═══ SOURCE DATA
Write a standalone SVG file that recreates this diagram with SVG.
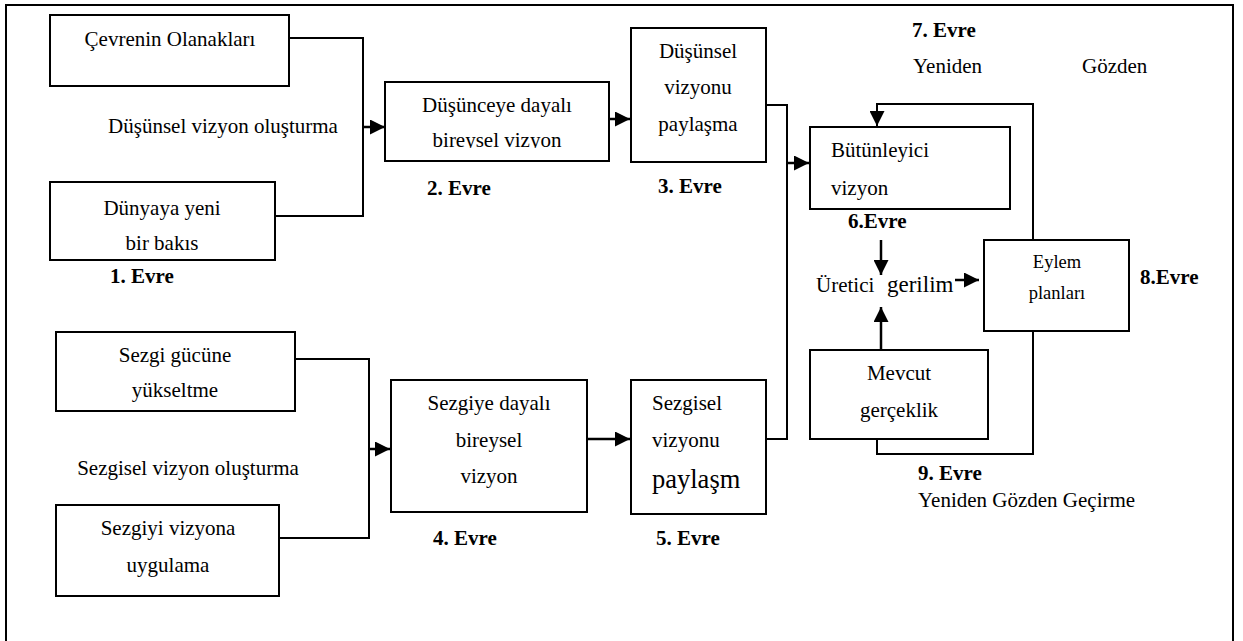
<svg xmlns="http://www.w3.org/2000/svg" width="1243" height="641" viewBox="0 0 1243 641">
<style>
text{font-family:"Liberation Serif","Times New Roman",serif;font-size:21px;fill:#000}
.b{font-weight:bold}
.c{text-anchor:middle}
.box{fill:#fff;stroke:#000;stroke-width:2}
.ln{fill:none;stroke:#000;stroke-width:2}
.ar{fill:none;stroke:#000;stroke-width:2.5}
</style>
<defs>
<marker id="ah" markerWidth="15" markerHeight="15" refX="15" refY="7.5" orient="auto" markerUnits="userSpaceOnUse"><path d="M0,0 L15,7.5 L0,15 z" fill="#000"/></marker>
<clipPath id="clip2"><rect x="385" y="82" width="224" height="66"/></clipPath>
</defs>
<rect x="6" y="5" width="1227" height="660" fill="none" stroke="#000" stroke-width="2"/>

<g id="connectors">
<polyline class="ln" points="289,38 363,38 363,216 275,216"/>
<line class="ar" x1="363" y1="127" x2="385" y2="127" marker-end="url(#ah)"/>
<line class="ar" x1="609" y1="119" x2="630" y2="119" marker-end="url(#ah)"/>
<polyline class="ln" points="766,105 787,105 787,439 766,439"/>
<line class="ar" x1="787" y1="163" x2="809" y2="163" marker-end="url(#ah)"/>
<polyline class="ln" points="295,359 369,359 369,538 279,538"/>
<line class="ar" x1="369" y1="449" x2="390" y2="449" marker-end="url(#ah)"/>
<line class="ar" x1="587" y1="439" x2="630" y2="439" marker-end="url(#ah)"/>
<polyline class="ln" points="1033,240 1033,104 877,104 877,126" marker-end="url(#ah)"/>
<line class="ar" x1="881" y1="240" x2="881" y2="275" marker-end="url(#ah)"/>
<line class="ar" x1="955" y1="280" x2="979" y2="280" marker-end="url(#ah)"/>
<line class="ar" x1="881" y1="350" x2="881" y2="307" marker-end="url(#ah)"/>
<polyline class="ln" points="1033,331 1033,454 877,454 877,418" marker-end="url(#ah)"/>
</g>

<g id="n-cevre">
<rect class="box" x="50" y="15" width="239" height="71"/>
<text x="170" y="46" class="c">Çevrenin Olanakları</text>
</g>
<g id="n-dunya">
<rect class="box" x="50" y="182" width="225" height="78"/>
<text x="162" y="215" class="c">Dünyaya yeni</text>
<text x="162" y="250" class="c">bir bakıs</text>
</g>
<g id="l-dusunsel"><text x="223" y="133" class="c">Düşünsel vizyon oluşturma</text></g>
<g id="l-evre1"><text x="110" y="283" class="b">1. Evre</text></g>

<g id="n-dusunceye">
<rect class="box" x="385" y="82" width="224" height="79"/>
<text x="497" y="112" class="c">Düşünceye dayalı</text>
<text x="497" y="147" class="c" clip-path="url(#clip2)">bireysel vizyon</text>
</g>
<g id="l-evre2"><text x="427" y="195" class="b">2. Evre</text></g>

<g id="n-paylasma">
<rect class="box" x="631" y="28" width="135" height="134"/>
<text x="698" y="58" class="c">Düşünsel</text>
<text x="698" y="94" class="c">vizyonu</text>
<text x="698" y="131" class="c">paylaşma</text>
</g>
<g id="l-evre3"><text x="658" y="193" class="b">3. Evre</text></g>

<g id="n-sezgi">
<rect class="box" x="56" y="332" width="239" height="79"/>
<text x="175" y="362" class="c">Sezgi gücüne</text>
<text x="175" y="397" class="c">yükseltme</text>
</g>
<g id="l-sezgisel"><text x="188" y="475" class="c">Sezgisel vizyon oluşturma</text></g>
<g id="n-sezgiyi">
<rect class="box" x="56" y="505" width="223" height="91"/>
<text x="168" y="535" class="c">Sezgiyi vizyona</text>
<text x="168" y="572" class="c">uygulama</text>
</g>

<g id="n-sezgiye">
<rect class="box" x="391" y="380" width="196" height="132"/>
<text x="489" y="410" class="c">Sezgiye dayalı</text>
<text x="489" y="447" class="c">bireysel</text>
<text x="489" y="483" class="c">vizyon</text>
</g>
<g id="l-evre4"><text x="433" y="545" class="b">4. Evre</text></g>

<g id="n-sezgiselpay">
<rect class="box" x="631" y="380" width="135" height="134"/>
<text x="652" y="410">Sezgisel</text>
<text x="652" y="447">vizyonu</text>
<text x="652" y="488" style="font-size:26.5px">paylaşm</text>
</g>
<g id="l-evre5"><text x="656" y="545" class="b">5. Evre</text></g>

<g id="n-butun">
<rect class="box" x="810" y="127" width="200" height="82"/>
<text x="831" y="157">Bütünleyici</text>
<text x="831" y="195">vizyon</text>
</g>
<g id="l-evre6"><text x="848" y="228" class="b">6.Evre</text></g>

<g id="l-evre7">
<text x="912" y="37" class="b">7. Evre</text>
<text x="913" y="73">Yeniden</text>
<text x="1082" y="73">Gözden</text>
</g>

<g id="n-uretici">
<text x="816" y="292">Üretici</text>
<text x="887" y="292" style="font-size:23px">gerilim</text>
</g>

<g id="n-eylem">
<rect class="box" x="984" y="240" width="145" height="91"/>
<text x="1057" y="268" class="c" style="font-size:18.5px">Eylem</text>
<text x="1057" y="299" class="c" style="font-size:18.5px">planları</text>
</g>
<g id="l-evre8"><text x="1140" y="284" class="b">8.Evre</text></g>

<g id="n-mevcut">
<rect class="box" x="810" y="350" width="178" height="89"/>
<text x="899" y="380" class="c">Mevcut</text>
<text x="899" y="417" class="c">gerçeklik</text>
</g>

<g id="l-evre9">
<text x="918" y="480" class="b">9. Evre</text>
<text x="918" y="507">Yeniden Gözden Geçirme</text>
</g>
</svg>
══════
Omit every picture, then repeat the remaining data exactly as it appears above.

Write a standalone SVG file that recreates this diagram with SVG.
<svg xmlns="http://www.w3.org/2000/svg" width="1243" height="641" viewBox="0 0 1243 641">
<style>
text{font-family:"Liberation Serif","Times New Roman",serif;font-size:21px;fill:#000}
.b{font-weight:bold}
.c{text-anchor:middle}
.box{fill:#fff;stroke:#000;stroke-width:2}
.ln{fill:none;stroke:#000;stroke-width:2}
.ar{fill:none;stroke:#000;stroke-width:2.5}
</style>
<defs>
<marker id="ah" markerWidth="15" markerHeight="15" refX="15" refY="7.5" orient="auto" markerUnits="userSpaceOnUse"><path d="M0,0 L15,7.5 L0,15 z" fill="#000"/></marker>
<clipPath id="clip2"><rect x="385" y="82" width="224" height="66"/></clipPath>
</defs>
<rect x="6" y="5" width="1227" height="660" fill="none" stroke="#000" stroke-width="2"/>

<g id="connectors">
<polyline class="ln" points="289,38 363,38 363,216 275,216"/>
<line class="ar" x1="363" y1="127" x2="385" y2="127" marker-end="url(#ah)"/>
<line class="ar" x1="609" y1="119" x2="630" y2="119" marker-end="url(#ah)"/>
<polyline class="ln" points="766,105 787,105 787,439 766,439"/>
<line class="ar" x1="787" y1="163" x2="809" y2="163" marker-end="url(#ah)"/>
<polyline class="ln" points="295,359 369,359 369,538 279,538"/>
<line class="ar" x1="369" y1="449" x2="390" y2="449" marker-end="url(#ah)"/>
<line class="ar" x1="587" y1="439" x2="630" y2="439" marker-end="url(#ah)"/>
<polyline class="ln" points="1033,240 1033,104 877,104 877,126" marker-end="url(#ah)"/>
<line class="ar" x1="881" y1="240" x2="881" y2="275" marker-end="url(#ah)"/>
<line class="ar" x1="955" y1="280" x2="979" y2="280" marker-end="url(#ah)"/>
<line class="ar" x1="881" y1="350" x2="881" y2="307" marker-end="url(#ah)"/>
<polyline class="ln" points="1033,331 1033,454 877,454 877,418" marker-end="url(#ah)"/>
</g>

<g id="n-cevre">
<rect class="box" x="50" y="15" width="239" height="71"/>
<text x="170" y="46" class="c">Çevrenin Olanakları</text>
</g>
<g id="n-dunya">
<rect class="box" x="50" y="182" width="225" height="78"/>
<text x="162" y="215" class="c">Dünyaya yeni</text>
<text x="162" y="250" class="c">bir bakıs</text>
</g>
<g id="l-dusunsel"><text x="223" y="133" class="c">Düşünsel vizyon oluşturma</text></g>
<g id="l-evre1"><text x="110" y="283" class="b">1. Evre</text></g>

<g id="n-dusunceye">
<rect class="box" x="385" y="82" width="224" height="79"/>
<text x="497" y="112" class="c">Düşünceye dayalı</text>
<text x="497" y="147" class="c" clip-path="url(#clip2)">bireysel vizyon</text>
</g>
<g id="l-evre2"><text x="427" y="195" class="b">2. Evre</text></g>

<g id="n-paylasma">
<rect class="box" x="631" y="28" width="135" height="134"/>
<text x="698" y="58" class="c">Düşünsel</text>
<text x="698" y="94" class="c">vizyonu</text>
<text x="698" y="131" class="c">paylaşma</text>
</g>
<g id="l-evre3"><text x="658" y="193" class="b">3. Evre</text></g>

<g id="n-sezgi">
<rect class="box" x="56" y="332" width="239" height="79"/>
<text x="175" y="362" class="c">Sezgi gücüne</text>
<text x="175" y="397" class="c">yükseltme</text>
</g>
<g id="l-sezgisel"><text x="188" y="475" class="c">Sezgisel vizyon oluşturma</text></g>
<g id="n-sezgiyi">
<rect class="box" x="56" y="505" width="223" height="91"/>
<text x="168" y="535" class="c">Sezgiyi vizyona</text>
<text x="168" y="572" class="c">uygulama</text>
</g>

<g id="n-sezgiye">
<rect class="box" x="391" y="380" width="196" height="132"/>
<text x="489" y="410" class="c">Sezgiye dayalı</text>
<text x="489" y="447" class="c">bireysel</text>
<text x="489" y="483" class="c">vizyon</text>
</g>
<g id="l-evre4"><text x="433" y="545" class="b">4. Evre</text></g>

<g id="n-sezgiselpay">
<rect class="box" x="631" y="380" width="135" height="134"/>
<text x="652" y="410">Sezgisel</text>
<text x="652" y="447">vizyonu</text>
<text x="652" y="488" style="font-size:26.5px">paylaşm</text>
</g>
<g id="l-evre5"><text x="656" y="545" class="b">5. Evre</text></g>

<g id="n-butun">
<rect class="box" x="810" y="127" width="200" height="82"/>
<text x="831" y="157">Bütünleyici</text>
<text x="831" y="195">vizyon</text>
</g>
<g id="l-evre6"><text x="848" y="228" class="b">6.Evre</text></g>

<g id="l-evre7">
<text x="912" y="37" class="b">7. Evre</text>
<text x="913" y="73">Yeniden</text>
<text x="1082" y="73">Gözden</text>
</g>

<g id="n-uretici">
<text x="816" y="292">Üretici</text>
<text x="887" y="292" style="font-size:23px">gerilim</text>
</g>

<g id="n-eylem">
<rect class="box" x="984" y="240" width="145" height="91"/>
<text x="1057" y="268" class="c" style="font-size:18.5px">Eylem</text>
<text x="1057" y="299" class="c" style="font-size:18.5px">planları</text>
</g>
<g id="l-evre8"><text x="1140" y="284" class="b">8.Evre</text></g>

<g id="n-mevcut">
<rect class="box" x="810" y="350" width="178" height="89"/>
<text x="899" y="380" class="c">Mevcut</text>
<text x="899" y="417" class="c">gerçeklik</text>
</g>

<g id="l-evre9">
<text x="918" y="480" class="b">9. Evre</text>
<text x="918" y="507">Yeniden Gözden Geçirme</text>
</g>
</svg>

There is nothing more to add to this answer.